◆ TASK OBJECTIVE
Write out the material again exactly, please, and omit the pictures.

-- start of INFORMATION PROVIDED --

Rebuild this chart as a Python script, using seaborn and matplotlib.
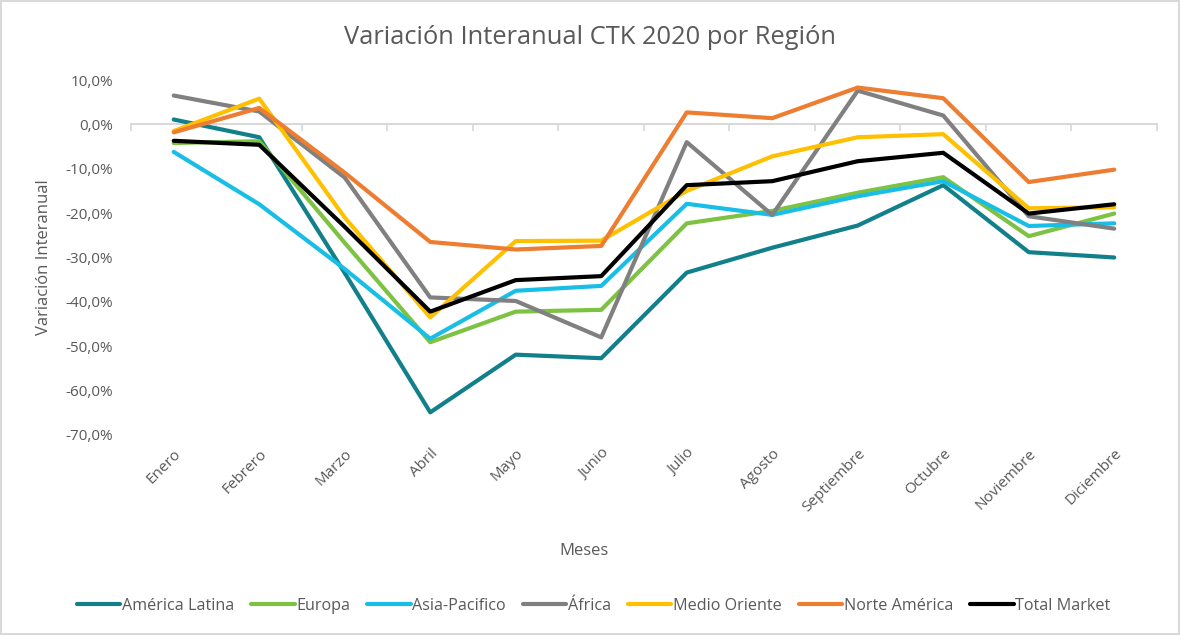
import numpy as np
import pandas as pd
import matplotlib
matplotlib.use('Agg')
import matplotlib.pyplot as plt
from matplotlib.ticker import FuncFormatter
import seaborn as sns

# Data (percent, year over year)
meses = ['Enero', 'Febrero', 'Marzo', 'Abril', 'Mayo', 'Junio', 'Julio',
         'Agosto', 'Septiembre', 'Octubre', 'Noviembre', 'Diciembre']

america_latina = [1.1, -2.9, -33.5, -64.9, -51.9, -52.7, -33.4, -27.8, -22.8, -13.7, -28.8, -30.0]
europa = [-4.2, -3.8, -26.7, -49.1, -42.2, -41.8, -22.3, -19.5, -15.4, -11.9, -25.2, -20.1]
asia_pacifico = [-6.2, -18.0, -32.6, -48.3, -37.5, -36.4, -17.9, -20.4, -16.2, -12.8, -22.9, -22.3]
africa = [6.5, 2.9, -12.0, -39.0, -39.8, -48.0, -4.0, -20.4, 7.6, 2.0, -20.7, -23.5]
medio_oriente = [-1.5, 5.8, -21.0, -43.5, -26.3, -26.2, -15.0, -7.2, -2.9, -2.2, -18.9, -18.7]
norte_america = [-1.8, 3.7, -10.9, -26.5, -28.2, -27.4, 2.7, 1.4, 8.3, 5.9, -13.0, -10.2]
total_market = [-3.7, -4.6, -23.1, -42.2, -35.1, -34.2, -13.7, -12.8, -8.3, -6.4, -20.1, -18.0]

regiones = ['América Latina', 'Europa', 'Asia-Pacifico', 'África',
            'Medio Oriente', 'Norte América', 'Total Market']
series = [america_latina, europa, asia_pacifico, africa,
          medio_oriente, norte_america, total_market]
colores = ['#11808A', '#7DC242', '#19BEE6', '#808080',
           '#FFC000', '#ED7D31', '#000000']

y_min, y_max = -70, 10

df = pd.concat([
    pd.DataFrame({'mes': np.arange(len(meses)), 'Variacion': vals, 'Region': reg})
    for reg, vals in zip(regiones, series)
], ignore_index=True)

sns.set_theme(style='white')
plt.rcParams['font.family'] = ['Open Sans', 'DejaVu Sans']
gris = '#595959'

fig = plt.figure(figsize=(11.8, 6.35), dpi=100)
fig.patch.set_edgecolor('#D9D9D9')
fig.patch.set_linewidth(1.5)
ax = fig.add_axes([0.111, 0.315, 0.8695, 0.559])

sns.lineplot(data=df, x='mes', y='Variacion', hue='Region', hue_order=regiones,
             palette=colores, linewidth=3, ax=ax, sort=False)

ax.set_xlim(-0.5, len(meses) - 0.5)
ax.set_ylim(y_min, y_max)
ax.set_yticks(np.arange(y_min, y_max + 1, 10))
ax.yaxis.set_major_formatter(FuncFormatter(lambda v, p: f'{v:.1f}%'.replace('.', ',')))
ax.set_xticks(np.arange(len(meses)))
ax.set_xticklabels(meses, rotation=45, ha='right', rotation_mode='anchor')
ax.tick_params(axis='x', length=0, pad=8, labelsize=11, labelcolor=gris)
ax.tick_params(axis='y', length=0, pad=13, labelsize=11, labelcolor=gris)
for s in ax.spines.values():
    s.set_visible(False)

# category axis line drawn at 0 %, with tick marks between categories
zero_pos = (0 - y_min) / (y_max - y_min)
sec = ax.secondary_xaxis(zero_pos)
sec.set_alignment('bottom')
sec.set_xticks(np.arange(len(meses) + 1) - 0.5)
sec.tick_params(axis='x', which='both', length=5, width=1.2, color='#D9D9D9',
                direction='out', labelbottom=False, labeltop=False)
for s in sec.spines.values():
    s.set_color('#D9D9D9')
    s.set_linewidth(1.5)

fig.text(0.5, 1 - 38 / 635, 'Variación Interanual CTK 2020 por Región',
         fontsize=18.4, color=gris, ha='center', va='center')
ax.set_xlabel('Meses', fontsize=12, color=gris)
ax.set_ylabel('Variación Interanual', fontsize=12, color=gris)
ax.xaxis.set_label_coords(0.442, -0.305)
ax.yaxis.set_label_coords(-0.077, 0.5)

sns.move_legend(ax, 'center', bbox_to_anchor=(0.451, -0.482), ncol=7, title=None,
                frameon=False, fontsize=11.6, handlelength=2.7, handletextpad=0.1,
                columnspacing=1.05, labelcolor=gris)

fig.savefig('out.png', dpi=100, edgecolor=fig.get_edgecolor())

-- end of INFORMATION PROVIDED --

◆ SOLUTION TO THIS EXERCISE
Rebuild this chart as a Python script, using seaborn and matplotlib.
import numpy as np
import pandas as pd
import matplotlib
matplotlib.use('Agg')
import matplotlib.pyplot as plt
from matplotlib.ticker import FuncFormatter
import seaborn as sns

# Data (percent, year over year)
meses = ['Enero', 'Febrero', 'Marzo', 'Abril', 'Mayo', 'Junio', 'Julio',
         'Agosto', 'Septiembre', 'Octubre', 'Noviembre', 'Diciembre']

america_latina = [1.1, -2.9, -33.5, -64.9, -51.9, -52.7, -33.4, -27.8, -22.8, -13.7, -28.8, -30.0]
europa = [-4.2, -3.8, -26.7, -49.1, -42.2, -41.8, -22.3, -19.5, -15.4, -11.9, -25.2, -20.1]
asia_pacifico = [-6.2, -18.0, -32.6, -48.3, -37.5, -36.4, -17.9, -20.4, -16.2, -12.8, -22.9, -22.3]
africa = [6.5, 2.9, -12.0, -39.0, -39.8, -48.0, -4.0, -20.4, 7.6, 2.0, -20.7, -23.5]
medio_oriente = [-1.5, 5.8, -21.0, -43.5, -26.3, -26.2, -15.0, -7.2, -2.9, -2.2, -18.9, -18.7]
norte_america = [-1.8, 3.7, -10.9, -26.5, -28.2, -27.4, 2.7, 1.4, 8.3, 5.9, -13.0, -10.2]
total_market = [-3.7, -4.6, -23.1, -42.2, -35.1, -34.2, -13.7, -12.8, -8.3, -6.4, -20.1, -18.0]

regiones = ['América Latina', 'Europa', 'Asia-Pacifico', 'África',
            'Medio Oriente', 'Norte América', 'Total Market']
series = [america_latina, europa, asia_pacifico, africa,
          medio_oriente, norte_america, total_market]
colores = ['#11808A', '#7DC242', '#19BEE6', '#808080',
           '#FFC000', '#ED7D31', '#000000']

y_min, y_max = -70, 10

df = pd.concat([
    pd.DataFrame({'mes': np.arange(len(meses)), 'Variacion': vals, 'Region': reg})
    for reg, vals in zip(regiones, series)
], ignore_index=True)

sns.set_theme(style='white')
plt.rcParams['font.family'] = ['Open Sans', 'DejaVu Sans']
gris = '#595959'

fig = plt.figure(figsize=(11.8, 6.35), dpi=100)
fig.patch.set_edgecolor('#D9D9D9')
fig.patch.set_linewidth(1.5)
ax = fig.add_axes([0.111, 0.315, 0.8695, 0.559])

sns.lineplot(data=df, x='mes', y='Variacion', hue='Region', hue_order=regiones,
             palette=colores, linewidth=3, ax=ax, sort=False)

ax.set_xlim(-0.5, len(meses) - 0.5)
ax.set_ylim(y_min, y_max)
ax.set_yticks(np.arange(y_min, y_max + 1, 10))
ax.yaxis.set_major_formatter(FuncFormatter(lambda v, p: f'{v:.1f}%'.replace('.', ',')))
ax.set_xticks(np.arange(len(meses)))
ax.set_xticklabels(meses, rotation=45, ha='right', rotation_mode='anchor')
ax.tick_params(axis='x', length=0, pad=8, labelsize=11, labelcolor=gris)
ax.tick_params(axis='y', length=0, pad=13, labelsize=11, labelcolor=gris)
for s in ax.spines.values():
    s.set_visible(False)

# category axis line drawn at 0 %, with tick marks between categories
zero_pos = (0 - y_min) / (y_max - y_min)
sec = ax.secondary_xaxis(zero_pos)
sec.set_alignment('bottom')
sec.set_xticks(np.arange(len(meses) + 1) - 0.5)
sec.tick_params(axis='x', which='both', length=5, width=1.2, color='#D9D9D9',
                direction='out', labelbottom=False, labeltop=False)
for s in sec.spines.values():
    s.set_color('#D9D9D9')
    s.set_linewidth(1.5)

fig.text(0.5, 1 - 38 / 635, 'Variación Interanual CTK 2020 por Región',
         fontsize=18.4, color=gris, ha='center', va='center')
ax.set_xlabel('Meses', fontsize=12, color=gris)
ax.set_ylabel('Variación Interanual', fontsize=12, color=gris)
ax.xaxis.set_label_coords(0.442, -0.305)
ax.yaxis.set_label_coords(-0.077, 0.5)

sns.move_legend(ax, 'center', bbox_to_anchor=(0.451, -0.482), ncol=7, title=None,
                frameon=False, fontsize=11.6, handlelength=2.7, handletextpad=0.1,
                columnspacing=1.05, labelcolor=gris)

fig.savefig('out.png', dpi=100, edgecolor=fig.get_edgecolor())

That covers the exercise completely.